The show chronicles the lives of a group of women who are the wives and girlfriends, or have been romantically linked to, professional basketball players in the National Basketball Association, though the title of the series does not make this differentiation, solely referring to the women as "wives".

==Production==
Basketball Wives debuted on April 11, 2010, with thirty-minute episodes. The second season premiered on December 12, 2010, with expanded sixty-minute episodes and featured new cast member Tami Roman. Season 3 made its debut on May 30, 2011, with new cast member Meeka Claxton. The fourth season premiered on February 20, 2012, with two new cast members, Kenya Bell and Kesha Nichols and the departure of Claxton. The fifth season premiered on August 19, 2013, with Tasha Marbury joining the cast.
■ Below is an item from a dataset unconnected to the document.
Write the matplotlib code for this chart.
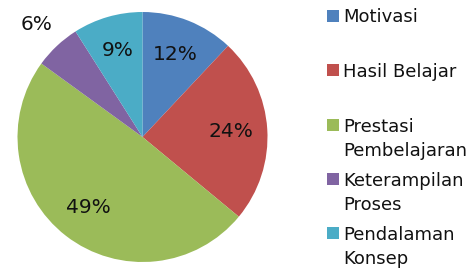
import numpy as np
import matplotlib
matplotlib.use("Agg")
import matplotlib.pyplot as plt
from matplotlib.patches import Rectangle

categories = ["Motivasi", "Hasil Belajar", "Prestasi\nPembelajaran",
              "Keterampilan\nProses", "Pendalaman\nKonsep"]
values = [12, 24, 49, 6, 9]
colors = ["#4F81BD", "#C0504D", "#9BBB59", "#8064A2", "#4BACC6"]

W, H = 475, 271
plt.rcParams["font.family"] = ["DejaVu Sans"]

fig = plt.figure(figsize=(W / 100, H / 100), dpi=100)
fig.patch.set_facecolor("white")


def px(x, y):
    # pixel (from top-left) -> figure fraction
    return x / W, 1 - y / H


# pie, centre (142.5, 137), radius 125 px
cx, cy, r = 142.5, 137, 125
ax = fig.add_axes([(cx - r) / W, (H - cy - r) / H, 2 * r / W, 2 * r / H])
wedges, _ = ax.pie(values, colors=colors, startangle=90, counterclock=False,
                   radius=1, wedgeprops=dict(linewidth=0))
ax.set_xlim(-1, 1)
ax.set_ylim(-1, 1)
ax.set_aspect("equal")
ax.axis("off")

# percentage labels
label_dist = [0.71, 0.71, 0.71, 1.24, 0.72]
total = sum(values)
for w, v, d in zip(wedges, values, label_dist):
    mid = np.deg2rad((w.theta1 + w.theta2) / 2)
    ax.text(d * np.cos(mid), d * np.sin(mid), "%d%%" % round(100 * v / total),
            ha="center", va="center", fontsize=14.5, color="#111111")

# legend drawn Excel-style: marker aligned to the first line
first_line_y = [16, 70, 125, 179, 233]
line_gap = 25
for lab, col, y0 in zip(categories, colors, first_line_y):
    sx, sy = px(327, y0 + 6)
    fig.add_artist(Rectangle((sx, sy), 12 / W, 12 / H, transform=fig.transFigure,
                             facecolor=col, edgecolor="none"))
    for k, line in enumerate(lab.split("\n")):
        tx, ty = px(343, y0 + 6.5 + k * line_gap)
        fig.text(tx, ty, line, ha="left", va="baseline", fontsize=13,
                 color="#111111")

fig.savefig("out.png", dpi=100)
According to a tweet from Tami Roman, the show has been quietly though officially cancelled.

==Cast==

===Main cast===
- Royce Reed: Ex-Dancer for Miami/Orlando
- Meeka Claxton: Wife of Speedy Claxton
- Suzie Ketcham: Ex-Girlfriend of Michael Olowokandi
- Tami Roman: Ex-Wife of Kenny Anderson
- Jennifer Williams: Wife of Eric Williams
- Evelyn Lozada: Ex-Fiancée of Antoine Walker
- Shaunie O'Neal: Ex-Wife of Shaquille O'Neal

===Recurring cast===
- Ashley Walker: Mother of Rafer Alston's child

==Episodes==

| No. overall | No. in season | Title | Original release date | U.S. viewers (millions) |
| 23 | 1 | "Season Premiere" | May 30, 2011 | 1.83 |
While Royce is at odds with Evelyn, Jen and Tami are bent on preventing Evelyn from profiting off the hurtful phrase that launched their season-ending brawl. Is it too late to make amends? Meeka Claxton is added to the opening credits.
| 24 | 2 | "Episode 2" | June 6, 2011 | 1.75 |
Suzie's return to the circle upsets Royce. Also, sparks fly when Tami takes Meeka to task for playing both sides.
| 25 | 3 | "Episode 3" | June 13, 2011 | 1.86 |
Royce's father raises concerns about his daughter's new boyfriend. Also, Evelyn checks out a fertility clinic as she prepares to begin a family with Chad Ochocinco.
| 26 | 4 | "Episode 4" | June 20, 2011 | 1.63 |
Jen's curiosity and suspicions are piqued when Eric wants to take a meeting with Suzie. Also, more than mallets are swinging when Tami and Meeka get into it at an upscale polo event.
| 27 | 5 | "Episode 5" | June 27, 2011 | 1.73 |
A trip to the Big Apple turns sour as Evelyn and Tami's beef over Ev's T-shirts resurfaces. Also, Jen agrees to her first date since splitting with Eric and Evelyn reconciles with her long-absent father.
| 28 | 6 | "Episode 6" | July 11, 2011 | 1.86 |
Shaunie makes waves when she proposes another international girls' trip but excludes Royce from the guest list.
| 29 | 7 | "Episode 7" | July 18, 2011 | 2.04 |
It's an Italian vacation complete with extra baggage as Evelyn's reaction to a radio interview given by Jen threatens to end their friendship and Tami and Meeka butt heads over loose talk and leaving Royce behind.
| 30 | 8 | "Episode 8" | July 25, 2011 | 2.33 |
The ladies' trip to Italy explodes as Tami's feud with Meeka reaches the boiling point, and one member of the circle calls it quits over the drama.
| 31 | 9 | "Episode 9" | August 1, 2011 | 2.01 |
Royce's meeting with Eric makes Jen's blood boil. Chad surprises Evelyn with a unique outing, and Jen finds chemistry on a blind date set up by pal Al Reynolds.
| 32 | 10 | "Season Finale" | August 8, 2011 | 2.60 |
Chad and Evelyn get into it when Evelyn spots him having lunch with another woman. Also, Jen's wild divorce party heats up when her date for the evening arrives.
| 33 | 11 | "Reunion: Part 1" | August 15, 2011 | 2.57 |
Host John Salley returns as he reunites the cast to break down the explosive season finale.
| 34 | 12 | "Reunion: Part 2" | August 22, 2011 | 2.87 |
John Salley coaxes the ladies into dishing more dirt about their drama with Meeka and the status of Evelyn's relationship with Chad is also up for discussion. This episode marks the final appearance of Meeka.